Dear Jobi
I miss you so much. Although the pain has lessened, I still think of you the whole day. Everything reminds me of you because you have been such a great part of my life. Even as I go through the motions of work and play, it is not the same. I told the kakis of Bishan Park of your demise when we visited the park on Sat. They were just as sad. As we walked to the park, Cal and I recalled how you would sniff at every tree and mark your territory. We were filled with all your lovely memories.
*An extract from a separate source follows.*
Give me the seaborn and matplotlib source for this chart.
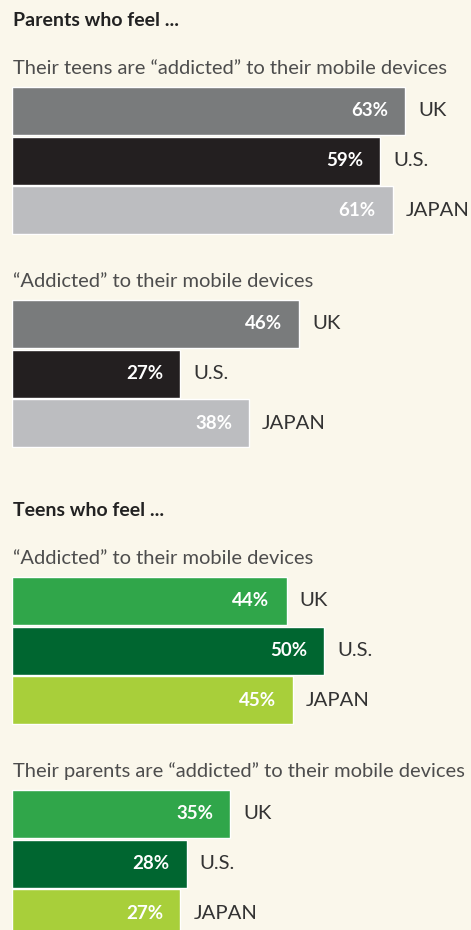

Also, I visited the pet shop that I bought you 12 years ago. I can still recall every single detail vividly. How I immediately had an affinity for you, an inexplicable liking for you despite the fact that there were so many shelties on sale. To me, you were the cutest, so chubby and playful. You ignored me as I tried to get your attention. You were too busy playing with all the puppies. Eventually I grabbed hold of you and performed the puppy test on you. You passed the submissive test but you didn't do well in the responsive component. True to your nature, you respect me and is submissive to me but it's hard to get your attention. You have a brain of you own.
You were a playful pup. You loved to dash around the house. You destroyed all the wooden furniture. You even programmed us to open the door for you by scratching the doors. You often sneaked into the bathroom and stole my bras and socks. Then, you would lie on them, happy and contented. You loved my scent as much as I loved yours. Although, I scolded you, I was secretly pleased that you only stole mine and not the others. You were my dog.
After your demise, everyday, mum, Cal, dad and I would talk about you. Even Jeannie misses you incredibly. We talk about how incredibly wise and sagacious you were, that you could outwit and outsmart all other dogs. How you would limp to us whenever you were caught doing something wrong to gain our sympathy. How you would trick Russell countless times and gobble up his food instead. You are the MM of dogs.. wise and sagacious. How incredibly sociable you were that you loved to mix around with all dogs. You never had any temper and you got along well with everyone, even the grouchiest of dogs. You had your way of befriending others.
I remember how I spent my univerisity days with you. I often took you park hopping. I would pack us some drinks and titbits and we would visit all the 3 parks in the vicnity. There we would just revel in each other's company. How I missed those days. Then, there were exams.. you were always beside me while I was studying. Sometimes you were under my feet. Sometimes you slept by my bed. Whenever, I was stressed out or upset about something and started crying, you would get up from where ever you are and come over to comfort me. You would sit right in the middle and lay your head on my lap and gaze lovingly up at me, as if telling me that everything would be alright. Only you had the ability to comfort me. You never fail to come to me and comfort me whenever I cried. Rus and Bub dun have that special ability of yours. I would sometimes sing you your favourite lullably and stroke your beautiful fur. You had such a lovely coat even on your death bed.
Then Russell came along. You were like a guardina angel, looking after him. He was in his playpen and you slept beside it. You can't tear yourself away from Russell. That's why Russell loves you so much. To him, you will always be his gor gor. He always sleeps beside you. I have so many pictures of him beside you. Although he bullies you, you let him. You give him to his nonsense. Jobi, Russell misses you. He looks so glum and you know he is a happy-go-lucky character.
Then Calvin came along. We would walk both of you to faraway places and even brought you guys out to parks and beaches. When I started to own a van, I drove you guys out every weekend. How much fun we had. It's a good thing that Cal loved you as much as I do. I have chosen wisely yah, Jobi.
When I adopted Bubbles, you also readily accepted her into our household. Yes, you wanted her to be your wife. But you were too short. Haha. But I know you love her too. You had so much love to give. As you grew older, you became wiser but grouchier. You would bark at any noise be it the karang guni man or the boys in their rollerblades. You would glare at us if you were in bad mood. We still joke about the dirty looks you would throw us when you were in a bad mood.
But still, I love you. You have brought me so many wonderful memories Jobi. I really hope you are in a better place. Pls wait for me. I will come but not now.. maybe in another 40 years. We would be reunited again. I can't wait for that day Jobi. I can't wait to hold you in my arms again. I think of you constantly. I will never forget you.